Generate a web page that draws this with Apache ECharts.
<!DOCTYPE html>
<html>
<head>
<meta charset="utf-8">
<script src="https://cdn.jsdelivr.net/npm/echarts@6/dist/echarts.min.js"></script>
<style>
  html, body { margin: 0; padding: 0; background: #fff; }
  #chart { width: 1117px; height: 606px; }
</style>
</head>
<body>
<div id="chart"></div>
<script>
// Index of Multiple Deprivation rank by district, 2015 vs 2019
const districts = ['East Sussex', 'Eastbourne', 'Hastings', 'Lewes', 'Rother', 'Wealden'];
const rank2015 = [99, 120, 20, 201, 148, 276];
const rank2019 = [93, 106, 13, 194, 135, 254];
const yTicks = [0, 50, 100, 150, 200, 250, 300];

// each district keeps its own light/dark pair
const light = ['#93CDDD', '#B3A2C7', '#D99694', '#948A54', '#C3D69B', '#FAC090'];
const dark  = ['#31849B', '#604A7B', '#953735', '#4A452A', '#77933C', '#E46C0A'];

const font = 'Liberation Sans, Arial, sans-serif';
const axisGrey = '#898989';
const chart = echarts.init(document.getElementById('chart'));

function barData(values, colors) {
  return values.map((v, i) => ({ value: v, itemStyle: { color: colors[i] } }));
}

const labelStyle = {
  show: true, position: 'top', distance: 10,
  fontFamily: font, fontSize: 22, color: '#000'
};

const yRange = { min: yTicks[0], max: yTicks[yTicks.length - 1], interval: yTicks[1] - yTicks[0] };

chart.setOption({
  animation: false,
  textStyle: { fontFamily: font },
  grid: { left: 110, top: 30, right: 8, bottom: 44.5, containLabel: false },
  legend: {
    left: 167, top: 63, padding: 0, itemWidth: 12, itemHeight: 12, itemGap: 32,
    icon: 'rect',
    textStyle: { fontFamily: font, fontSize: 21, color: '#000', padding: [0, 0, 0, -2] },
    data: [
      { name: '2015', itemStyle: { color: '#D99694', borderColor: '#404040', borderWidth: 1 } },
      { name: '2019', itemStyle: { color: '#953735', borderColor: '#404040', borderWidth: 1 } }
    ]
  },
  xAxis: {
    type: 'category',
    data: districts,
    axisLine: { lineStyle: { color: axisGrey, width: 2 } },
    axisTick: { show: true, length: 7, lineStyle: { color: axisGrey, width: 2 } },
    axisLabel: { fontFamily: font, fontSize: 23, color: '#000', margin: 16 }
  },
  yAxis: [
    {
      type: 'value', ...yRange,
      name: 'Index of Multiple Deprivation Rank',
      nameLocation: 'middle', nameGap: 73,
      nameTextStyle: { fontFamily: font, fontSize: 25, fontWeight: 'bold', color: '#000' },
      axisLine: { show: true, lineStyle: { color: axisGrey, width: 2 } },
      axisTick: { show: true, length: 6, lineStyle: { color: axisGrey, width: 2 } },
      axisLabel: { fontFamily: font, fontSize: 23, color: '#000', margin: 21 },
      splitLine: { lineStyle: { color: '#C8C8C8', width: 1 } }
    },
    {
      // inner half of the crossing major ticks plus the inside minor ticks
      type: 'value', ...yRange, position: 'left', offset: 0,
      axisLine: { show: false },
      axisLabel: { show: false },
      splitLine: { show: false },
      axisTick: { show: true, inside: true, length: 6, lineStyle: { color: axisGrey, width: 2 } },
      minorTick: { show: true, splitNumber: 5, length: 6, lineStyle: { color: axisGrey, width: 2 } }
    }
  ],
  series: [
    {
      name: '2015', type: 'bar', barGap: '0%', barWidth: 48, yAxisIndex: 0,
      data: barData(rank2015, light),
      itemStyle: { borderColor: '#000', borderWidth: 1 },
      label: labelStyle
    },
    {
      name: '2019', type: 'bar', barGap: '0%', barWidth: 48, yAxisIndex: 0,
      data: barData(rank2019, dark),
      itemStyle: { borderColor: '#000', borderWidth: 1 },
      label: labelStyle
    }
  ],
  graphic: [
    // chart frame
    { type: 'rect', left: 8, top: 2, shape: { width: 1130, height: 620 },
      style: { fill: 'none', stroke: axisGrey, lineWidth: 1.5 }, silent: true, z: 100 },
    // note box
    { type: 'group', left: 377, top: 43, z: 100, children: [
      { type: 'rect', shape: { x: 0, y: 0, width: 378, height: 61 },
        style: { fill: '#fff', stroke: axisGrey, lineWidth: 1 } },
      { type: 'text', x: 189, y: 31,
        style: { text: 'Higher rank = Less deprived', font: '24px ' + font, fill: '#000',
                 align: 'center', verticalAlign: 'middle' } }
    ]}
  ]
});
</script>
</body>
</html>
== == ==
Problem to work on = Transcribe the material exactly as it reads.

Task answer =
Generate a web page that draws this with Apache ECharts.
<!DOCTYPE html>
<html>
<head>
<meta charset="utf-8">
<script src="https://cdn.jsdelivr.net/npm/echarts@6/dist/echarts.min.js"></script>
<style>
  html, body { margin: 0; padding: 0; background: #fff; }
  #chart { width: 1117px; height: 606px; }
</style>
</head>
<body>
<div id="chart"></div>
<script>
// Index of Multiple Deprivation rank by district, 2015 vs 2019
const districts = ['East Sussex', 'Eastbourne', 'Hastings', 'Lewes', 'Rother', 'Wealden'];
const rank2015 = [99, 120, 20, 201, 148, 276];
const rank2019 = [93, 106, 13, 194, 135, 254];
const yTicks = [0, 50, 100, 150, 200, 250, 300];

// each district keeps its own light/dark pair
const light = ['#93CDDD', '#B3A2C7', '#D99694', '#948A54', '#C3D69B', '#FAC090'];
const dark  = ['#31849B', '#604A7B', '#953735', '#4A452A', '#77933C', '#E46C0A'];

const font = 'Liberation Sans, Arial, sans-serif';
const axisGrey = '#898989';
const chart = echarts.init(document.getElementById('chart'));

function barData(values, colors) {
  return values.map((v, i) => ({ value: v, itemStyle: { color: colors[i] } }));
}

const labelStyle = {
  show: true, position: 'top', distance: 10,
  fontFamily: font, fontSize: 22, color: '#000'
};

const yRange = { min: yTicks[0], max: yTicks[yTicks.length - 1], interval: yTicks[1] - yTicks[0] };

chart.setOption({
  animation: false,
  textStyle: { fontFamily: font },
  grid: { left: 110, top: 30, right: 8, bottom: 44.5, containLabel: false },
  legend: {
    left: 167, top: 63, padding: 0, itemWidth: 12, itemHeight: 12, itemGap: 32,
    icon: 'rect',
    textStyle: { fontFamily: font, fontSize: 21, color: '#000', padding: [0, 0, 0, -2] },
    data: [
      { name: '2015', itemStyle: { color: '#D99694', borderColor: '#404040', borderWidth: 1 } },
      { name: '2019', itemStyle: { color: '#953735', borderColor: '#404040', borderWidth: 1 } }
    ]
  },
  xAxis: {
    type: 'category',
    data: districts,
    axisLine: { lineStyle: { color: axisGrey, width: 2 } },
    axisTick: { show: true, length: 7, lineStyle: { color: axisGrey, width: 2 } },
    axisLabel: { fontFamily: font, fontSize: 23, color: '#000', margin: 16 }
  },
  yAxis: [
    {
      type: 'value', ...yRange,
      name: 'Index of Multiple Deprivation Rank',
      nameLocation: 'middle', nameGap: 73,
      nameTextStyle: { fontFamily: font, fontSize: 25, fontWeight: 'bold', color: '#000' },
      axisLine: { show: true, lineStyle: { color: axisGrey, width: 2 } },
      axisTick: { show: true, length: 6, lineStyle: { color: axisGrey, width: 2 } },
      axisLabel: { fontFamily: font, fontSize: 23, color: '#000', margin: 21 },
      splitLine: { lineStyle: { color: '#C8C8C8', width: 1 } }
    },
    {
      // inner half of the crossing major ticks plus the inside minor ticks
      type: 'value', ...yRange, position: 'left', offset: 0,
      axisLine: { show: false },
      axisLabel: { show: false },
      splitLine: { show: false },
      axisTick: { show: true, inside: true, length: 6, lineStyle: { color: axisGrey, width: 2 } },
      minorTick: { show: true, splitNumber: 5, length: 6, lineStyle: { color: axisGrey, width: 2 } }
    }
  ],
  series: [
    {
      name: '2015', type: 'bar', barGap: '0%', barWidth: 48, yAxisIndex: 0,
      data: barData(rank2015, light),
      itemStyle: { borderColor: '#000', borderWidth: 1 },
      label: labelStyle
    },
    {
      name: '2019', type: 'bar', barGap: '0%', barWidth: 48, yAxisIndex: 0,
      data: barData(rank2019, dark),
      itemStyle: { borderColor: '#000', borderWidth: 1 },
      label: labelStyle
    }
  ],
  graphic: [
    // chart frame
    { type: 'rect', left: 8, top: 2, shape: { width: 1130, height: 620 },
      style: { fill: 'none', stroke: axisGrey, lineWidth: 1.5 }, silent: true, z: 100 },
    // note box
    { type: 'group', left: 377, top: 43, z: 100, children: [
      { type: 'rect', shape: { x: 0, y: 0, width: 378, height: 61 },
        style: { fill: '#fff', stroke: axisGrey, lineWidth: 1 } },
      { type: 'text', x: 189, y: 31,
        style: { text: 'Higher rank = Less deprived', font: '24px ' + font, fill: '#000',
                 align: 'center', verticalAlign: 'middle' } }
    ]}
  ]
});
</script>
</body>
</html>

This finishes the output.